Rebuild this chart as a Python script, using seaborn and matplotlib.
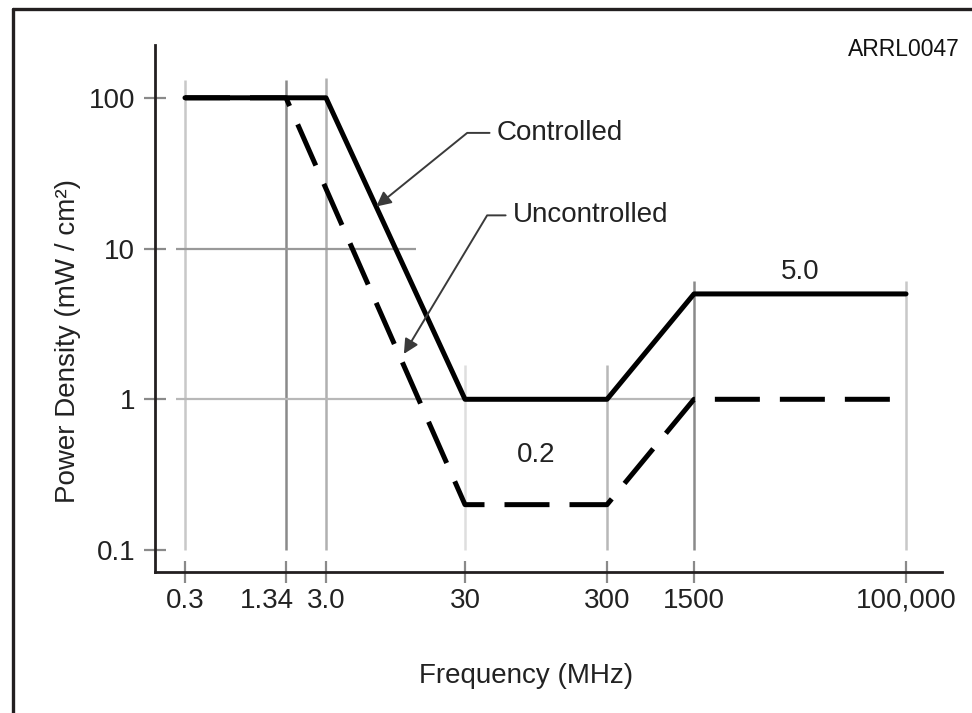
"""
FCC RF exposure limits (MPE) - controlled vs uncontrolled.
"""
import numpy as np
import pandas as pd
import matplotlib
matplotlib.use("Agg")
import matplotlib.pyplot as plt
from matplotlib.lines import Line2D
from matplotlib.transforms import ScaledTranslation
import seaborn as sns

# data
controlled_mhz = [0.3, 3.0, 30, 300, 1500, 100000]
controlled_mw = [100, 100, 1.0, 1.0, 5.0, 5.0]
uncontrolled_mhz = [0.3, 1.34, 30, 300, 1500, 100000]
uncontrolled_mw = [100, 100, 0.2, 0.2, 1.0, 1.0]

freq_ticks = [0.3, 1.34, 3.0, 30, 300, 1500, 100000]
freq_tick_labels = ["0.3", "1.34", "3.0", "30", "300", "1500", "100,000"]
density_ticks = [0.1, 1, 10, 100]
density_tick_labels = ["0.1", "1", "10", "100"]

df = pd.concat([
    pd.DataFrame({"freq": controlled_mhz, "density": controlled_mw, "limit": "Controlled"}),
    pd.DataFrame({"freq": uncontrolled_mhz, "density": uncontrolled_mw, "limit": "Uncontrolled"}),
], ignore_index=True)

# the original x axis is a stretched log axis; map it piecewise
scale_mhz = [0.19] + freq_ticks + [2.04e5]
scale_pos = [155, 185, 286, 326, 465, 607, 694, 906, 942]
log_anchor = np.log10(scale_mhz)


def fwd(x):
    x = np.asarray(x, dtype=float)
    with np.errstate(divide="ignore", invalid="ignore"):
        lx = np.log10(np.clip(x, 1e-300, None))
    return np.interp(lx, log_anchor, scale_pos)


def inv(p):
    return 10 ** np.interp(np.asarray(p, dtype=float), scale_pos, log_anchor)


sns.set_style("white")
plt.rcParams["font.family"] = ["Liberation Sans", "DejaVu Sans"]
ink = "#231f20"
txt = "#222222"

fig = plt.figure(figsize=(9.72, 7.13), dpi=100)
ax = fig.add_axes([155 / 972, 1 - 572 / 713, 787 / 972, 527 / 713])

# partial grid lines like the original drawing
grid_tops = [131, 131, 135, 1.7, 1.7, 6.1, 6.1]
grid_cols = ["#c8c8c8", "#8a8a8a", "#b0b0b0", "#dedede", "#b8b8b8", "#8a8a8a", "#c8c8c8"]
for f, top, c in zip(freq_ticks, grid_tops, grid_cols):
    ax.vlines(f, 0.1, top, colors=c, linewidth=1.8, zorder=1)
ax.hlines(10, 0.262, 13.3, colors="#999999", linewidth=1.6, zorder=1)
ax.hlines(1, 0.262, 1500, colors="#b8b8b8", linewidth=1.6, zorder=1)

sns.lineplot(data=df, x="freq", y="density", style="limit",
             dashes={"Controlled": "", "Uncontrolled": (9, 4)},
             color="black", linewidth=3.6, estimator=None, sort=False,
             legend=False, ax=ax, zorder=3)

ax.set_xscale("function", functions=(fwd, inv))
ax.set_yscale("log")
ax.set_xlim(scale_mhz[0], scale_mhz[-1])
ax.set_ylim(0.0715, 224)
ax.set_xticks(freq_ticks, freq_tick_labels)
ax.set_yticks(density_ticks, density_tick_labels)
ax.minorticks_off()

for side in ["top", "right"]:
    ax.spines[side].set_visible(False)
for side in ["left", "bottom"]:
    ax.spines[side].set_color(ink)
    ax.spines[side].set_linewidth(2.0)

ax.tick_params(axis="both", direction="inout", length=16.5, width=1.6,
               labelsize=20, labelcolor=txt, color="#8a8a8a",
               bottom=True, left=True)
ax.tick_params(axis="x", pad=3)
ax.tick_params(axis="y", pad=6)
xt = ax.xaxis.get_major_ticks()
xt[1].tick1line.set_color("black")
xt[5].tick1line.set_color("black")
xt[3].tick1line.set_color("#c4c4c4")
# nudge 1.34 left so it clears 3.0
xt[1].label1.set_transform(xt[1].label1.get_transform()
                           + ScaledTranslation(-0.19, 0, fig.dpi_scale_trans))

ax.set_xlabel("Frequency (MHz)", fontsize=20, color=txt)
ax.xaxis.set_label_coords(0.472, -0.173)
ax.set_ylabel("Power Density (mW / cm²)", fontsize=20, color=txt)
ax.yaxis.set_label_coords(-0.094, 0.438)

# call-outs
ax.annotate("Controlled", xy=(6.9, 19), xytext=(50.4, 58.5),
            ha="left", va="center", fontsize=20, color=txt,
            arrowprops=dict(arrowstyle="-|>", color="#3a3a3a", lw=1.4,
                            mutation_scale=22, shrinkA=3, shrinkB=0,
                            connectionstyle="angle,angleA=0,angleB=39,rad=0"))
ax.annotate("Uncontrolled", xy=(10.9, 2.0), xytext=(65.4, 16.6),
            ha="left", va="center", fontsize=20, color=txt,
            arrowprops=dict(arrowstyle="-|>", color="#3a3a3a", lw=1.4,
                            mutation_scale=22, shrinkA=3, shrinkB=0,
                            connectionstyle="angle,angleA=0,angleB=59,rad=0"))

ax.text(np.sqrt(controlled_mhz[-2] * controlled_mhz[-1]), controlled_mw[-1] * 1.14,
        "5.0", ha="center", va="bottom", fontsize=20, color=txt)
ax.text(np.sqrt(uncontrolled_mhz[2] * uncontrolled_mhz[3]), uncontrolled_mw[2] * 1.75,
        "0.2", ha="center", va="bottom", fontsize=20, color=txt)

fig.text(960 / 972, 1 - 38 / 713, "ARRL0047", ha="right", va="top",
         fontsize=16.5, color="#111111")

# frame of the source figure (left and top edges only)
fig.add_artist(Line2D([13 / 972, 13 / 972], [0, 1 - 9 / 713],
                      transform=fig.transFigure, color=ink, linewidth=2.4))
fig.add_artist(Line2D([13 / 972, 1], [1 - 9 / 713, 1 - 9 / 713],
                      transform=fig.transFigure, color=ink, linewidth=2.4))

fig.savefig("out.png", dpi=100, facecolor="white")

⁂

#### [The exercise]
Set down all the data again exactly as above, pictures excluded.

#### [Completed task]
Rebuild this chart as a Python script, using seaborn and matplotlib.
"""
FCC RF exposure limits (MPE) - controlled vs uncontrolled.
"""
import numpy as np
import pandas as pd
import matplotlib
matplotlib.use("Agg")
import matplotlib.pyplot as plt
from matplotlib.lines import Line2D
from matplotlib.transforms import ScaledTranslation
import seaborn as sns

# data
controlled_mhz = [0.3, 3.0, 30, 300, 1500, 100000]
controlled_mw = [100, 100, 1.0, 1.0, 5.0, 5.0]
uncontrolled_mhz = [0.3, 1.34, 30, 300, 1500, 100000]
uncontrolled_mw = [100, 100, 0.2, 0.2, 1.0, 1.0]

freq_ticks = [0.3, 1.34, 3.0, 30, 300, 1500, 100000]
freq_tick_labels = ["0.3", "1.34", "3.0", "30", "300", "1500", "100,000"]
density_ticks = [0.1, 1, 10, 100]
density_tick_labels = ["0.1", "1", "10", "100"]

df = pd.concat([
    pd.DataFrame({"freq": controlled_mhz, "density": controlled_mw, "limit": "Controlled"}),
    pd.DataFrame({"freq": uncontrolled_mhz, "density": uncontrolled_mw, "limit": "Uncontrolled"}),
], ignore_index=True)

# the original x axis is a stretched log axis; map it piecewise
scale_mhz = [0.19] + freq_ticks + [2.04e5]
scale_pos = [155, 185, 286, 326, 465, 607, 694, 906, 942]
log_anchor = np.log10(scale_mhz)


def fwd(x):
    x = np.asarray(x, dtype=float)
    with np.errstate(divide="ignore", invalid="ignore"):
        lx = np.log10(np.clip(x, 1e-300, None))
    return np.interp(lx, log_anchor, scale_pos)


def inv(p):
    return 10 ** np.interp(np.asarray(p, dtype=float), scale_pos, log_anchor)


sns.set_style("white")
plt.rcParams["font.family"] = ["Liberation Sans", "DejaVu Sans"]
ink = "#231f20"
txt = "#222222"

fig = plt.figure(figsize=(9.72, 7.13), dpi=100)
ax = fig.add_axes([155 / 972, 1 - 572 / 713, 787 / 972, 527 / 713])

# partial grid lines like the original drawing
grid_tops = [131, 131, 135, 1.7, 1.7, 6.1, 6.1]
grid_cols = ["#c8c8c8", "#8a8a8a", "#b0b0b0", "#dedede", "#b8b8b8", "#8a8a8a", "#c8c8c8"]
for f, top, c in zip(freq_ticks, grid_tops, grid_cols):
    ax.vlines(f, 0.1, top, colors=c, linewidth=1.8, zorder=1)
ax.hlines(10, 0.262, 13.3, colors="#999999", linewidth=1.6, zorder=1)
ax.hlines(1, 0.262, 1500, colors="#b8b8b8", linewidth=1.6, zorder=1)

sns.lineplot(data=df, x="freq", y="density", style="limit",
             dashes={"Controlled": "", "Uncontrolled": (9, 4)},
             color="black", linewidth=3.6, estimator=None, sort=False,
             legend=False, ax=ax, zorder=3)

ax.set_xscale("function", functions=(fwd, inv))
ax.set_yscale("log")
ax.set_xlim(scale_mhz[0], scale_mhz[-1])
ax.set_ylim(0.0715, 224)
ax.set_xticks(freq_ticks, freq_tick_labels)
ax.set_yticks(density_ticks, density_tick_labels)
ax.minorticks_off()

for side in ["top", "right"]:
    ax.spines[side].set_visible(False)
for side in ["left", "bottom"]:
    ax.spines[side].set_color(ink)
    ax.spines[side].set_linewidth(2.0)

ax.tick_params(axis="both", direction="inout", length=16.5, width=1.6,
               labelsize=20, labelcolor=txt, color="#8a8a8a",
               bottom=True, left=True)
ax.tick_params(axis="x", pad=3)
ax.tick_params(axis="y", pad=6)
xt = ax.xaxis.get_major_ticks()
xt[1].tick1line.set_color("black")
xt[5].tick1line.set_color("black")
xt[3].tick1line.set_color("#c4c4c4")
# nudge 1.34 left so it clears 3.0
xt[1].label1.set_transform(xt[1].label1.get_transform()
                           + ScaledTranslation(-0.19, 0, fig.dpi_scale_trans))

ax.set_xlabel("Frequency (MHz)", fontsize=20, color=txt)
ax.xaxis.set_label_coords(0.472, -0.173)
ax.set_ylabel("Power Density (mW / cm²)", fontsize=20, color=txt)
ax.yaxis.set_label_coords(-0.094, 0.438)

# call-outs
ax.annotate("Controlled", xy=(6.9, 19), xytext=(50.4, 58.5),
            ha="left", va="center", fontsize=20, color=txt,
            arrowprops=dict(arrowstyle="-|>", color="#3a3a3a", lw=1.4,
                            mutation_scale=22, shrinkA=3, shrinkB=0,
                            connectionstyle="angle,angleA=0,angleB=39,rad=0"))
ax.annotate("Uncontrolled", xy=(10.9, 2.0), xytext=(65.4, 16.6),
            ha="left", va="center", fontsize=20, color=txt,
            arrowprops=dict(arrowstyle="-|>", color="#3a3a3a", lw=1.4,
                            mutation_scale=22, shrinkA=3, shrinkB=0,
                            connectionstyle="angle,angleA=0,angleB=59,rad=0"))

ax.text(np.sqrt(controlled_mhz[-2] * controlled_mhz[-1]), controlled_mw[-1] * 1.14,
        "5.0", ha="center", va="bottom", fontsize=20, color=txt)
ax.text(np.sqrt(uncontrolled_mhz[2] * uncontrolled_mhz[3]), uncontrolled_mw[2] * 1.75,
        "0.2", ha="center", va="bottom", fontsize=20, color=txt)

fig.text(960 / 972, 1 - 38 / 713, "ARRL0047", ha="right", va="top",
         fontsize=16.5, color="#111111")

# frame of the source figure (left and top edges only)
fig.add_artist(Line2D([13 / 972, 13 / 972], [0, 1 - 9 / 713],
                      transform=fig.transFigure, color=ink, linewidth=2.4))
fig.add_artist(Line2D([13 / 972, 1], [1 - 9 / 713, 1 - 9 / 713],
                      transform=fig.transFigure, color=ink, linewidth=2.4))

fig.savefig("out.png", dpi=100, facecolor="white")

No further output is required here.